Stir into flame

Monday, January 26, 2026

Memorial of Saints Timothy and Titus, Bishops

(click here to listen to or read today’s scriptures)

Stir into flame

 I am grateful to God,

whom I worship with a clear conscience,

as I remember you constantly in my prayers,

night and day.

When Margaret and I don’t sustain that constancy of praying for each other and our marriage, it shows. In our emotions, in our words with each other, in the hopes and fears we have for the future, even our very digestion … it shows.

Nearly every day we listen to or read the lectionary and read this devotion. We sing a song, and pray together. A few years ago our pastor Matt challenged us to pray for each other, and we do. Our prayers turn our hearts toward Jesus, toward the Holy Spirit and away from our personal conflicts. This is a wonderful thing, as we begin to turn the corner into the second half of our 45th year of marriage.

I remind you to stir into flame

the gift of God that you have.

For God did not give us a spirit of cowardice

but rather of power and love and self-control.

It seems to me that self-control is less accessible when I seek it alone. Much better to seek self-control alongside Margaret, to rest our mutual desire squarely on our Father’s shoulders, asking Him what in the world do we do now?
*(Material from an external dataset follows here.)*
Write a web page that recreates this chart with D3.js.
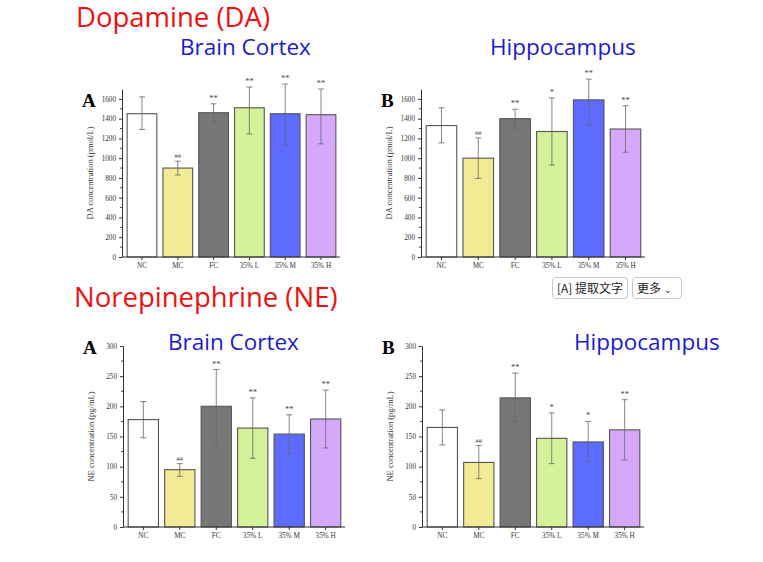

Then we have a fighting chance … a peace-making chance.

Announce his salvation, day after day.

For a week Margaret has been in Austin while I’m in Urbana preparing to officiate weddings at the Danville Correctional Center on Wednesday. We welcome this alone-time, and we dread it too. We miss each other. Absence makes the heart grow fonder. Our parallel lives provide us more reasons to pray together, but not necessarily more opportunity.

Tell his glory among all the peoples,

 and speak of his wondrous deeds.

(Info about the paintings)

We can (and do) pray out loud together for people in both our mental and physical neighborhoods.  I am thankful for the quiet confidence in God I feel inside when we do that. And I remember the Promise Keepers mantra: Pray every single day for each member of your family, out loud and in their presence. Again when I am forgetful of this, it, shows. Whether I feel it or not, the soil of my soul becomes hard, rocky and full of thorns, as Jesus describes in the next chapter of Mark:

Satan comes at once

and takes away the word sown in me,

and when I hear the word in joy,

I forget it the next day, because I have developed no roots.

Though I hear the word,

worldly anxiety and craving for all things

choke the word in me.

And it bears no fruit.

There is no respite from these temptations. No matter that we are 76, aging somewhat gracefully, gradually more free to present our consciences in confessional honesty before God. I need Margaret’s prayers and love, and she needs mine. Together we each bring ourselves more thoroughly to our Father.

The word sown in rich soil?

This soil is made from the ones who hear the word and accept it,

and who bear fruit thirty and sixty and a hundredfold.